Pour Michel qui est enseignant, la situation dans les salles de classes n’échappent malheureusement pas à la pression de la conjoncture. Avec les détonations à répétition, la concentration n’est pas au rendez-vous. « J’enseigne dans deux écoles, et dans les deux cas, les présences sont assez irrégulières. De plus, j’ai constaté une absence de concentration et un sentiment de frustration parmi les élèves, surtout chez ceux qui auront à subir les examens d’État », explique Michel qui est également étudiant à Tabarre, ville touchée, elle aussi, par la violence des gangs armés.
Indiana, elle, n’est plus professeure particulière, une des nombreuses conséquences de cette crise de sécurité. « Je ne donne plus de cours particuliers parce que les enfants ont laissé le pays à cause de l’insécurité. Leurs parents ont dû partir pour deux ans, mais je sais qu’ils ne reviendront pas », se dit-elle.
« Les écoles qui recommencent à fonctionner demandent aux élèves de venir en cours sans uniforme, et pour essayer de combler les jours perdus, rajoutent des heures de cours et fonctionnent également le samedi », a fait savoir Indiana.
Une reprise encore au ralenti
« Dans mon quartier, je compte cinq institutions scolaires. Aucune d’elle n’était ouverte avant ce mois de janvier. Cette semaine, trois d’entre elles ont rouvert leurs portes », explique Lormina de la Croix-des-Bouquets, elle qui essaye tant bien que mal de boucler ses études en Génie Industriel. Pour Beaulière qui est directeur d’une école professionnelle à Santo, les affaires sont paralysées. « Après les affrontements de gangs rivaux en avril 2022, l’école a dû fermer ses portes. Nous avions tenté de reprendre au cours du mois de juillet, mais la crise sociopolitique nous a contraints à annuler la reprise. Nous espérons reprendre au début du mois de février à venir », a-t-il confié à la rédaction du journal Le Quotidien News.

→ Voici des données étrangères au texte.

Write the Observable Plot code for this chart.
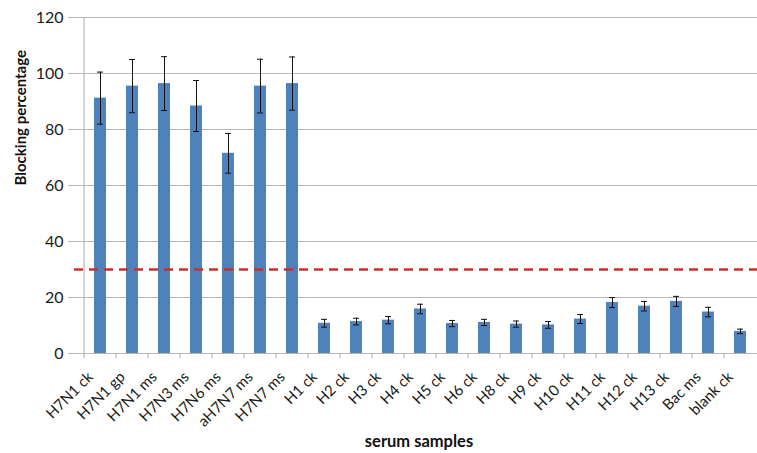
<!DOCTYPE html>
<html>
<head>
<meta charset="utf-8">
<script src="https://cdn.jsdelivr.net/npm/d3@7"></script>
<script src="https://cdn.jsdelivr.net/npm/@observablehq/plot@0.6"></script>
<style>
  html, body { margin: 0; padding: 0; background: #fff; }
  #chart svg { display: block; }
</style>
</head>
<body>
<div id="chart"></div>
<script>
const categories = ["H7N1 ck", "H7N1 gp", "H7N1 ms", "H7N3 ms", "H7N6 ms", "aH7N7 ms", "H7N7 ms",
  "H1 ck", "H2 ck", "H3 ck", "H4 ck", "H5 ck", "H6 ck", "H8 ck", "H9 ck", "H10 ck",
  "H11 ck", "H12 ck", "H13 ck", "Bac ms", "blank ck"];
const values = [91.2, 95.5, 96.4, 88.4, 71.5, 95.5, 96.4,
  10.8, 11.4, 11.9, 15.9, 10.7, 11.1, 10.5, 10.2, 12.3,
  18.2, 16.9, 18.6, 14.8, 7.9];
const errors = [9.3, 9.5, 9.6, 9.1, 7.1, 9.6, 9.5,
  1.4, 1.2, 1.3, 1.7, 1.1, 1.1, 1.1, 1.2, 1.6,
  1.8, 1.7, 1.8, 1.7, 0.8];
const threshold = [30];
const yTicks = [0, 20, 40, 60, 80, 100, 120];
const yTitle = "Blocking percentage";
const xTitle = "serum samples";

const data = categories.map((c, i) => ({cat: c, v: values[i], lo: values[i] - errors[i], hi: values[i] + errors[i]}));

const x0 = 75, x1 = 764;
const step = (x1 - x0) / categories.length;
const gray = "#b8b8b8";
const ink = "#1a1a1a";

const chart = Plot.plot({
  width: 757,
  height: 453,
  marginLeft: 74,
  marginRight: 0,
  marginTop: 17,
  marginBottom: 100,
  style: {fontFamily: "Lato, 'Open Sans', sans-serif", fontSize: "15px", color: ink, background: "#fff"},
  x: {type: "band", domain: categories, range: [x0, x1], paddingInner: 0.634, paddingOuter: 0.317, label: null},
  y: {domain: [0, 120], label: null},
  marks: [
    Plot.ruleY(yTicks, {stroke: gray, strokeWidth: 1.2}),
    Plot.ruleX([categories[0]], {dx: -step / 2, y1: 0, y2: 120, stroke: gray, strokeWidth: 1.2}),
    Plot.ruleX(categories, {dx: -step / 2, y1: 0, y2: -1.9, stroke: gray, strokeWidth: 1.2}),
    Plot.barY(data, {x: "cat", y: "v", fill: "#4f81bd"}),
    Plot.ruleY(threshold, {stroke: "#c8302c", strokeWidth: 2.5, strokeDasharray: "9,6"}),
    Plot.ruleX(data, {x: "cat", y1: "lo", y2: "hi", stroke: "#111", strokeWidth: 1}),
    Plot.tickY(data, {x: "cat", y: "hi", stroke: "#111", strokeWidth: 1, insetLeft: 3, insetRight: 3}),
    Plot.tickY(data, {x: "cat", y: "lo", stroke: "#111", strokeWidth: 1, insetLeft: 3, insetRight: 3}),
    Plot.axisY({ticks: yTicks, tickSize: 6, tickPadding: 5, stroke: gray, fill: ink, fontSize: 16, label: null}),
    Plot.axisX({tickSize: 0, tickPadding: 21, dx: -10, tickRotate: -45, fill: ink, fontSize: 15, label: null}),
    Plot.text([yTitle], {frameAnchor: "left", rotate: -90, dx: -53, fontWeight: "bold", fontSize: 15, fill: "#111"}),
    Plot.text([xTitle], {frameAnchor: "bottom", dx: 3, dy: 93, fontWeight: "bold", fontSize: 16.5, fill: "#111"})
  ]
});
document.getElementById("chart").appendChild(chart);
</script>
</body>
</html>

Mise à part l’insécurité et la peur qui l’accompagne, la crise économique elle non plus n’épargne pas les parents, et contraint beaucoup d’enfants à rester à la maison, ou à se replier dans les villes de province, celles dont l’accès est encore possible. « Sincèrement, en tant que professeur, je crains que la qualité de l’enseignement soit à son plus bas cette année. D’une part, la plupart des professeurs ont arrêté, soit par crainte de l’insécurité ou parce qu’ils ont laissé le pays ; et d’autre part, certains parents peinent à avoir de quoi régler les frais de scolarité, et des enfants sont sur le point de perdre le peu que cette année scolaire a à leur offrir », s’indigne le professeur Michel.
De son côté, le Gouvernement ne se lasse pas de promettre, et entend faire de l’éducation une priorité. « En dépit des faibles moyens de l’État, mon Gouvernement a veillé à ajuster les salaires des enseignants du secteur public au cours de l’exercice fiscal passé. Au-delà des grands dossiers qui interpellent la nation pour l’année 2023, il est indispensable que l’éducation soit au centre des grands projets de développement du pays », a déclaré dans un Tweet le Premier Ministre Ariel Henry au matin du 9 janvier.